Arbitrage Rebates

Significant Changes to Arbitrage Rebates

Arbitrage Rebates

Added a section for the accounting of arbitrage rebates


3.4 Liabilities

3.4.6 Arbitrage Rebates

Overview Any local government may engage in arbitrage by borrowing funds at one interest rate and investing those same funds at a higher rate. The primary reason for arbitrage is that the rates of interest paid on tax exempt debt normally are lower than those paid on taxable securities and it is possible for local governments to profit from this disparity in interest by temporarily reinvesting the proceeds of lower interest tax exempt borrowings in higher yielding taxable securities. The proceeds from those transactions are called arbitrage earnings. When governments reinvest tax-exempt proceeds at a higher, taxable yield, the excess earnings must be remitted to the federal government as arbitrage rebate.  There are some important exceptions to this general rule. These special situations are known as safe harbors (e.g., small issuer safe harbor, six-month expenditure safe harbor, eighteen-month expenditure safe harbor, twenty-four month expenditure safe harbor). If a government fails to qualify for one of the safe harbors, it must calculate and rebate arbitrage earnings to the federal government. The tax code requires that arbitrage amounts be calculated and remitted every five years and upon maturity of the debt. For accounting and reporting, the calculation should be performed annually to determine whether a liability needs to be reported on the Schedule of Liabilities (Schedule 09), even if payment is not made to the federal government.

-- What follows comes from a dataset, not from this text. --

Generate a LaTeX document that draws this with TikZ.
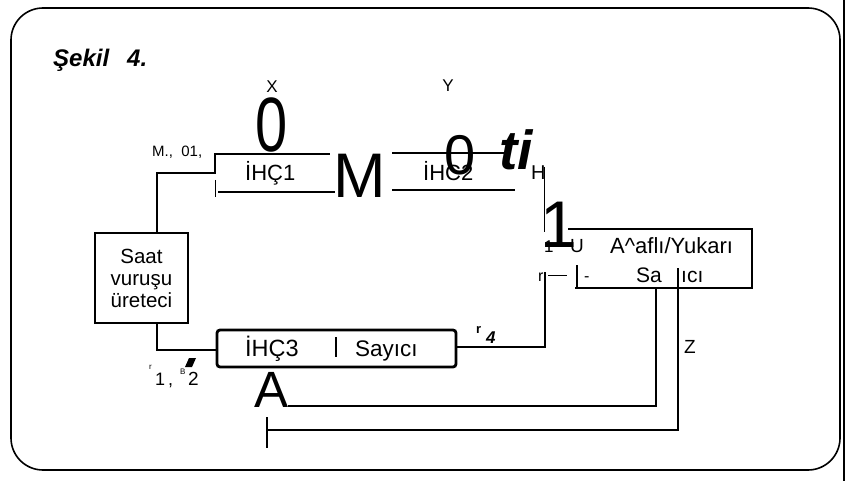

Financial accounting and reporting for arbitrage Rebatable arbitrage should not be recognized in cash basis financial statements as an expenditure until the rebatable amounts are actually paid to the federal government. Each year a liability may be reported on the Schedule 09 with an appropriate increase or decrease as the government calculates the arbitrage rebate annually with a full reduction of this liability in the year of payment. When calculating the amount of the liability, it should be remembered that excess earnings of one year may be offset totally or in part by lesser earnings in a subsequent year. Therefore, the ending liability amount reported on the Schedule 09 for the year should be only the current years calculated amount of the estimated future payment to the federal government. When the arbitrage rebate is paid to the federal government, the reduction of cash and recognition of an expenditure would be reported in the appropriate fund.

            592PP80                        Expenditures – Arbitrage Rebate Tax               $1,000
                                    111.10                        Cash                                                                     $1,000
            (To record the payment of arbitrage rebate.)